Unfortunately for the pro-market interventionists, a member state agreement has already been reached on the third phase of the EU ETS, commencing January 2013, and the EU ETS is too entrenched in European policy to be backtracked. Some analysts believe that a price floor would not only be technically very difficult to implement, it might even be impossible in today’s political economy because governments would need to find the money for it.

The problem faced, therefore, is straightforward; the market needs some downside price certainty, ideally provided by a price floor, but should remain free from intervention. And the solution is also straightforward.
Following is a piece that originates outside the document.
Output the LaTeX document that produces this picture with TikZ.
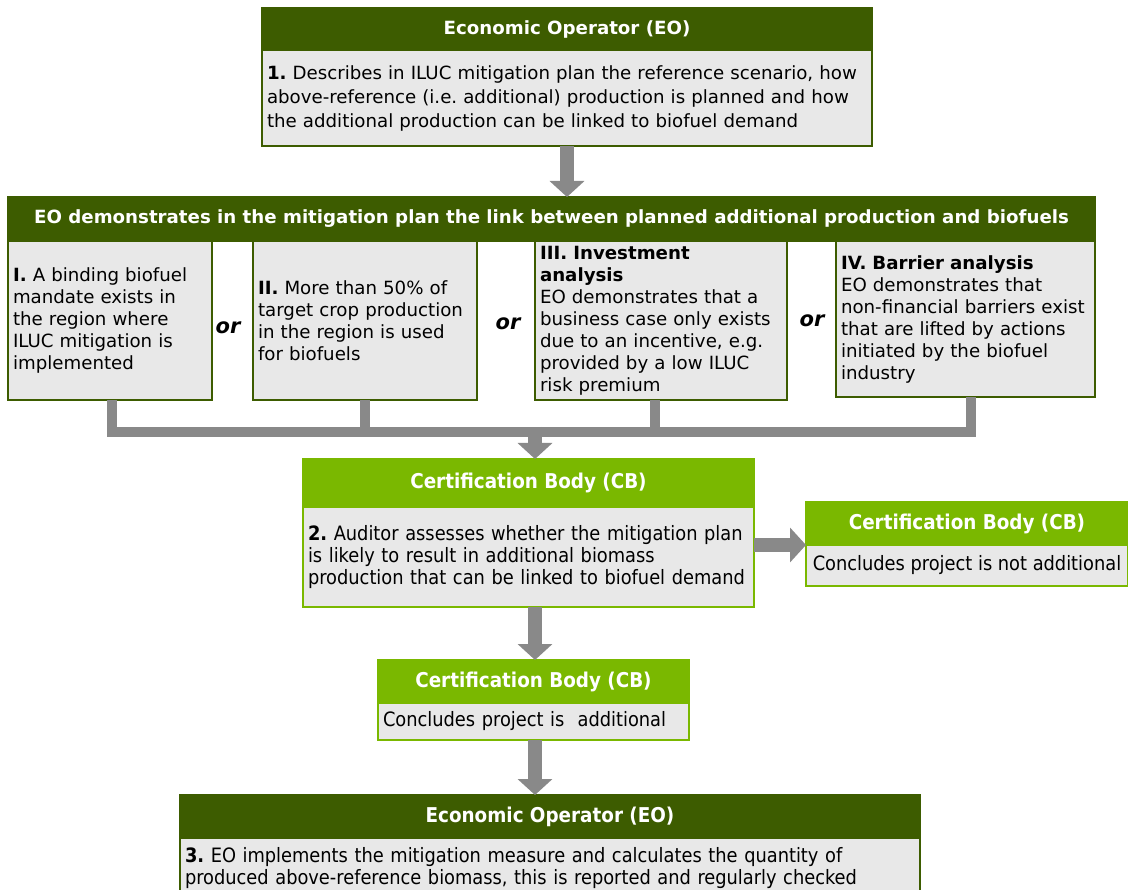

According to respected energy economist Dieter Helm, the most efficient way to introduce a price floor is through a carbon tax, and he is right. A carbon tax would resolve the problems of a falling carbon price, as derived by the carbon market, and could be set for a long-term period thus providing investors with some much needed long-term price certainty.

Carbon trading is still in its infancy and if it is to mature the market has to learn from its mistakes. While cap-and-trade schemes will continue to play an important role in climate change mitigation the current economic downturn has illustrated the shortcomings of relying on a free carbon market. The only way to guarantee the twin objectives of investor certainty and emission reduction incentives is through carbon taxation.

That being so, the new challenge for policymakers is to merge the taxation and trading mechanisms to provide an efficient and effective carbon abatement market mechanism.